Even such a seemingly nonsensical learning criterion, in which the output value is to be equal to a random value attributed to a given sample, can lead to obtaining information on data.

The more accurate network’s learning, omitting even the phenomenon of the network over-learning, does not have to cause an increase in the readability of the qualitative analysis results. It may also cause deterioration in the readability of the qualitative analysis results. Therefore, with this kind of analysis, the attention should not be paid to the degree of the network’s learning.

In exceptional cases, even the network without learning (before the learning process starts) allows obtaining readable results of the qualitative analysis of multidimensional data through its visualization.

From the point of view of the analysis conducted in the paper, it is not important how much of information contained in multidimensional data will be retained in the obtained view. Moreover, it can be assumed that the more general information will be retained, the less readable can be the result of the specific targeted analysis. Therefore, to evaluate the effectiveness of qualitative analysis it is best to use the criterion allow evaluating solely the readability of this analysis.

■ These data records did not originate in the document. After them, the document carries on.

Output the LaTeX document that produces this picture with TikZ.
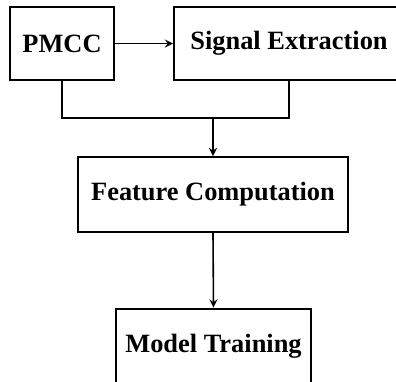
\documentclass[tikz,border=0pt]{standalone}
\usepackage{fontspec}
\setmainfont{Liberation Serif}
\usetikzlibrary{arrows}

\begin{document}
\begin{tikzpicture}[x=0.5pt, y=-0.5pt,
        block/.style={draw, line width=1pt, minimum height=36.5pt,
          inner sep=0pt, font=\fontsize{13.2}{15}\selectfont\bfseries},
        link/.style={line width=0.8pt}, >=stealth]
      \clip (0,0) rectangle (396,381);
      \node (pmcc) at (62,43.5) [block, minimum width=52pt] {PMCC};
      \node (sig) at (289,43.5) [block, minimum width=115pt] {Signal Extraction};
      \node (feat) at (213,194.5) [block, minimum width=135pt, minimum height=37.5pt] {Feature Computation};
      \node (model) at (213.5,346.5) [block, minimum width=97.5pt, minimum height=38pt] {Model Training};
      \coordinate (join) at (213,118);
      \draw[link,->] (pmcc.east) -- (sig.west);
      \draw[link] (pmcc.south) |- (join) -| (sig.south);
      \draw[link,->] (join) -- (feat.north);
      \draw[link,->] (feat.south) -- (model.north);
    \end{tikzpicture}
\end{document}
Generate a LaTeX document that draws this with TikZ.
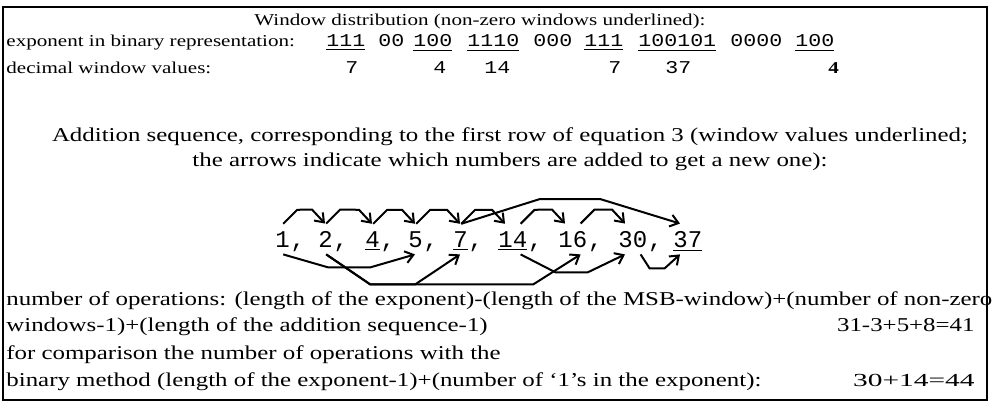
\documentclass[tikz,border=0pt]{standalone}
\usepackage{fontspec}
\setmainfont[FakeStretch=1.27]{Liberation Serif}
\setmonofont[FakeStretch=1.2]{Liberation Mono}
\newfontfamily\seqfont{Liberation Mono}
\newfontfamily\widefont[FakeStretch=1.6]{Liberation Serif}
\usetikzlibrary{arrows.meta,calc,positioning}

\begin{document}
\begin{tikzpicture}[x=0.5pt,y=-0.5pt,>={Straight Barb[length=4pt,width=6pt]},
  every node/.style={inner sep=0pt,anchor=base west,font=\fontsize{8.3}{10}\selectfont},
  para/.style={font=\fontsize{9.8}{12}\selectfont},
  bits/.style={font=\fontsize{9}{10}\ttfamily},
  num/.style={font=\fontsize{12}{12}\seqfont,inner ysep=3.5pt,text depth=0pt},
  link/.style={->,line width=1pt}]
\useasboundingbox (0,0) rectangle (994,417);
\draw[line width=1pt] (3,7) rectangle (987,400);
% window distribution
\node[anchor=base] (title) at (480,26) {Window distribution (non-zero windows underlined):};
\node (binlabel) at (6,47) {exponent in binary representation:};
\node (declabel) at (6,74) {decimal window values:};
\foreach \x/\w in {326/\underline{111},378/00,413/\underline{100},467/\underline{1110},
  533/000,584/\underline{111},638/\underline{100101},730/0000,795/\underline{100}}
  \node[bits] at (\x,47) {\w};
\foreach \x/\d in {345/7,433/4,484/14,608/7,665/37}
  \node[bits] at (\x,74) {\d};
\node (declast) at (828,74) {\textbf{4}};
% addition sequence
\node[para,anchor=base] (seqtitle) at (510,141) {Addition sequence, corresponding to the first row of equation 3 (window values underlined;};
\node[para,anchor=base] (seqtitle2) at (510,166) {the arrows indicate which numbers are added to get a new one):};
\foreach \v/\x in {1/275,2/318,5/408,16/558,30/618}
  \node[num] (n\v) at (\x,247) {\v};
\foreach \v/\x in {4/365,7/453,14/498,37/673}
  \node[num] (n\v) at (\x,247) {\underline{\v}};
\foreach \v in {1,2,4,5,7,14,16,30}
  \node[num] at (n\v.base east) {,};
% upper arrows
\foreach \a/\b in {1/2,2/4,4/5,5/7,7/14,14/16,16/30}
  \draw[link] ($(n\a.north east)+(-7,0)$) -- ++(14,-14) -- ($(n\b.north west)+(-6,-14)$) -- ($(n\b.north west)+(7,0)$);
\draw[link] ($(n7.north east)+(-7,0)$) -- (540,199) -- (600,199) -- ($(n37.north west)+(7,0)$);
% lower arrows
\draw[link] ($(n1.south east)+(-7,0)$) -- ++(45,13) -- ++(42,0) -- ($(n5.south west)+(7,0)$);
\draw[link] ($(n2.south east)+(-7,0)$) -- ++(44,30) -- ++(45,0) -- ($(n7.south west)+(7,0)$);
\draw[link] ($(n2.south east)+(-7,0)$) -- ++(44,30) -- ++(163,0) -- ($(n16.south east)+(-7,0)$);
\draw[link] ($(n14.south east)+(-7,0)$) -- ++(35,18) -- ++(32,0) -- ($(n30.south west)+(7,0)$);
\draw[link] ($(n30.south east)+(-7,0)$) -- ++(9,14) -- ++(15,0) -- ($(n37.south west)+(7,0)$);
% operation count
\node[para] (ops1) at (6,305) {number of operations: (length of the exponent)-(length of the MSB-window)+(number of non-zero};
\node[para] (ops2) at (6,331) {windows-1)+(length of the addition sequence-1)};
\node[para,anchor=base east] (res1) at (975,331) {31-3+5+8=41};
\node[para] (cmp1) at (6,359) {for comparison the number of operations with the};
\node[para] (cmp2) at (6,386) {binary method (length of the exponent-1)+(number of `1's in the exponent):};
\node[font=\fontsize{9.2}{10}\widefont,anchor=base east] (res2) at (975,386) {30+14=44};
\end{tikzpicture}
\end{document}
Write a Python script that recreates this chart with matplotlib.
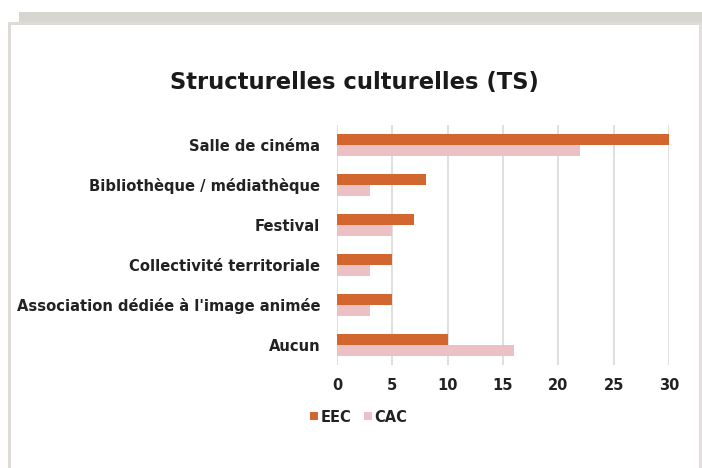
import matplotlib
matplotlib.use("Agg")
import matplotlib.pyplot as plt
from matplotlib.patches import Rectangle
import numpy as np

categories = ["Salle de cinéma", "Bibliothèque / médiathèque", "Festival",
              "Collectivité territoriale", "Association dédiée à l'image animée", "Aucun"]
eec = [30, 8, 7, 5, 5, 10]
cac = [22, 3, 5, 3, 3, 16]
series_names = ["EEC", "CAC"]
xticks = [0, 5, 10, 15, 20, 25, 30]
title = "Structurelles culturelles (TS)"

C_EEC = "#D3662E"
C_CAC = "#EBC1C5"
FONT = ["DejaVu Sans"]
plt.rcParams["font.family"] = FONT

W, H = 702, 468
fig = plt.figure(figsize=(W / 100, H / 100), dpi=100)
fig.patch.set_facecolor("white")

def px_rect(x0, y0, x1, y1, color):
    fig.patches.append(Rectangle((x0 / W, 1 - y1 / H), (x1 - x0) / W, (y1 - y0) / H,
                                 transform=fig.transFigure, facecolor=color,
                                 edgecolor="none", zorder=0))

# frame
px_rect(19, 12, 702, 22, "#D8D6D0")
px_rect(8, 22, 702, 25, "#DEDBD6")
px_rect(8, 22, 11, 468, "#DEDBD6")
px_rect(699, 25, 702, 468, "#E2DEDE")

ax = fig.add_axes([337 / W, 1 - 365 / H, (669 - 337) / W, (365 - 125) / H])
n = len(categories)
y = np.arange(n)
bh = 0.265
ax.barh(y - bh / 2, eec, height=bh, color=C_EEC, label=series_names[0], zorder=3)
ax.barh(y + bh / 2, cac, height=bh, color=C_CAC, label=series_names[1], zorder=3)

ax.set_ylim(n - 0.5, -0.5)
ax.set_xlim(0, 30)
ax.set_xticks(xticks)
ax.set_xticklabels([str(v) for v in xticks], fontsize=10.5, fontweight="bold", color="#222222")
ax.set_yticks(y)
ax.set_yticklabels(categories, fontsize=10.6, fontweight="bold", color="#222222")
ax.tick_params(axis="both", length=0)
ax.tick_params(axis="y", pad=12)
ax.tick_params(axis="x", pad=9)
ax.grid(axis="x", color="#D9D9D9", linewidth=1.2, zorder=0)
ax.set_axisbelow(True)
for s in ax.spines.values():
    s.set_visible(False)

fig.text(354 / W, 1 - 83 / H, title, ha="center", va="center",
         fontsize=16.3, fontweight="bold", color="#1a1a1a")

leg = fig.legend(loc="center", bbox_to_anchor=(359 / W, 1 - 417 / H), ncol=2,
                 frameon=False, handlelength=0.5, handleheight=0.5,
                 handletextpad=0.2, columnspacing=0.9, prop={"weight": "bold", "size": 10.5})
for t in leg.get_texts():
    t.set_color("#222222")

fig.savefig("out.png", dpi=100, facecolor="white")
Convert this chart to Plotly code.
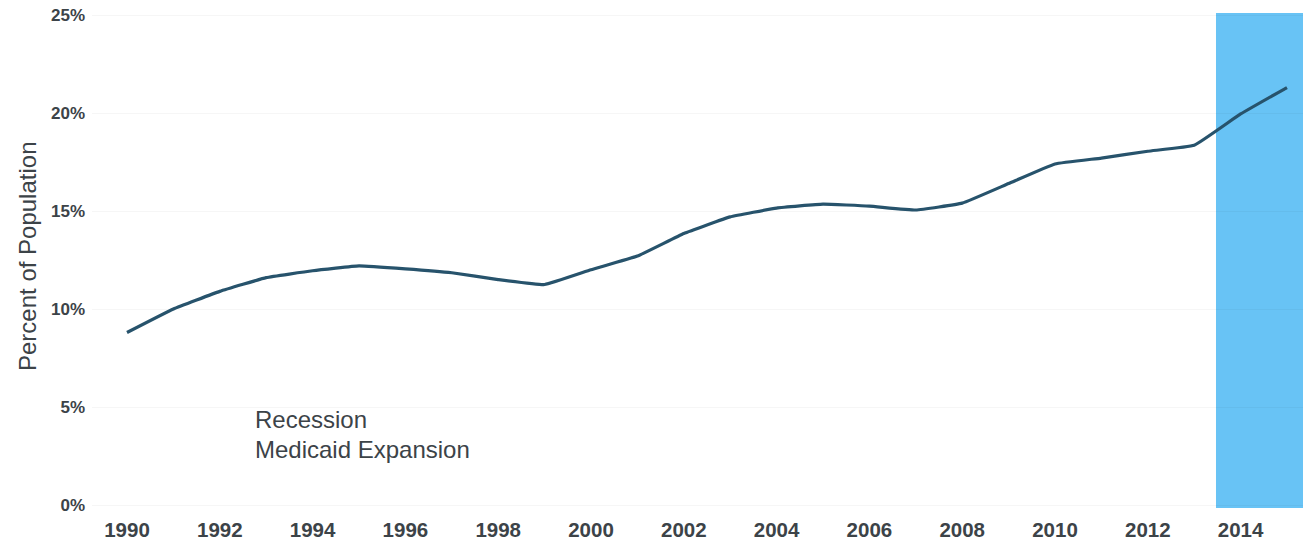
import plotly.graph_objects as go

years = list(range(1990, 2016))
percent = [8.8, 10.0, 10.9, 11.6, 11.95, 12.2, 12.05, 11.85, 11.5, 11.25,
           12.0, 12.7, 13.85, 14.7, 15.15, 15.35, 15.25, 15.05, 15.4, 16.4,
           17.4, 17.7, 18.05, 18.35, 19.95, 21.3]

x_ticks = list(range(1990, 2015, 2))
y_ticks = [0, 5, 10, 15, 20, 25]
y_tick_labels = ["0%", "5%", "10%", "15%", "20%", "25%"]

legend_labels = ["Recession", "Medicaid Expansion"]
highlight_start = 2013.47

TEXT = "#3c4348"
FONT = "Liberation Sans, Arial, sans-serif"

W, H = 1303, 542
L, R, T, B = 92, 0, 10, 32
plot_w = W - L - R
plot_h = H - T - B

fig = go.Figure()
fig.add_trace(go.Scatter(
    x=years, y=percent, mode="lines",
    line=dict(color="#27536c", width=3.2, shape="spline", smoothing=0.3),
    showlegend=False, hoverinfo="skip"))

x_range = [1989.246, 1989.246 + plot_w / 46.4]
y_range = [-0.255, 25.255]

fig.add_shape(type="rect", xref="x", yref="y",
              x0=highlight_start, x1=x_range[1] + 1, y0=-0.15, y1=25.1,
              fillcolor="#68c3f5", line=dict(width=0), layer="below")

for i, lab in enumerate(legend_labels):
    fig.add_annotation(x=1992.72, y=4.34 - i * 1.53, xref="x", yref="y",
                       text=lab, showarrow=False, xanchor="left", yanchor="middle",
                       font=dict(family=FONT, size=24, color=TEXT))

fig.add_annotation(x=(27 - L) / plot_w, y=(H - B - 256) / plot_h,
                   xref="paper", yref="paper", text="Percent of Population",
                   showarrow=False, textangle=-90, xanchor="center", yanchor="middle",
                   font=dict(family=FONT, size=24, color=TEXT))

fig.update_layout(
    width=W, height=H,
    margin=dict(l=L, r=R, t=T, b=B),
    paper_bgcolor="white", plot_bgcolor="white",
    showlegend=False,
    xaxis=dict(range=x_range, tickvals=x_ticks, showgrid=False, zeroline=False,
               showline=False, ticks="", ticklabelstandoff=5,
               tickfont=dict(family=FONT, size=20.5, color=TEXT, weight="bold")),
    yaxis=dict(range=y_range, tickvals=y_ticks, ticktext=y_tick_labels,
               showgrid=True, gridcolor="rgba(0,0,0,0.035)", zeroline=False,
               showline=False, ticks="", ticklabelstandoff=6,
               tickfont=dict(family=FONT, size=17, color=TEXT, weight="bold")),
)

fig.write_html("out.html",
               config={"displayModeBar": False},
               post_script="document.body.style.margin='0';document.body.style.overflow='hidden';")
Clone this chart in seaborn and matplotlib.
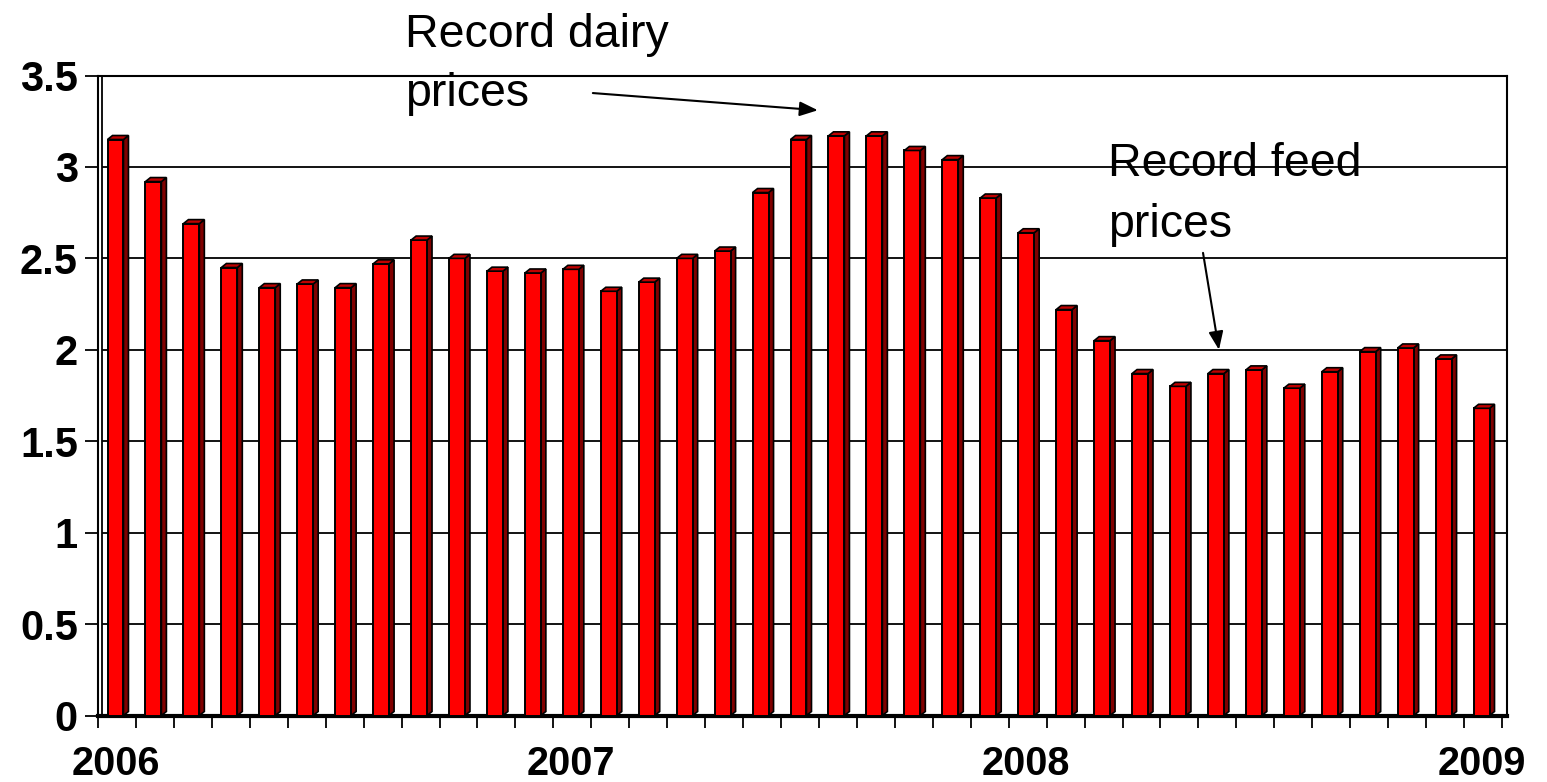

During the analysis of randomly selected 20 sets of multidimensional data obtained from one of publicly available repositories, interesting results were obtained. Use of the learning criterion of the autoassociative neural network allowed to obtain information on the possibility to divide the space of features in the case of six data sets (30%). The same information in the case of two learning criteria, in which the information on belonging of a sample to a given class should appears at one output or at two outputs as a result of learning, was obtained in the case of 12 data sets (60%). Using a criterion in which the network has one output at which the value is to be equal to the random value attributed to each sample depicts the most surprising result. In the case of using this criterion, information on the possibility to divide the space of features was obtained in the case of three data sets (15%). This means that using such a seemingly absurd criterion allows obtaining the searched information only twice less frequently than in the case of the autoassociative neural network.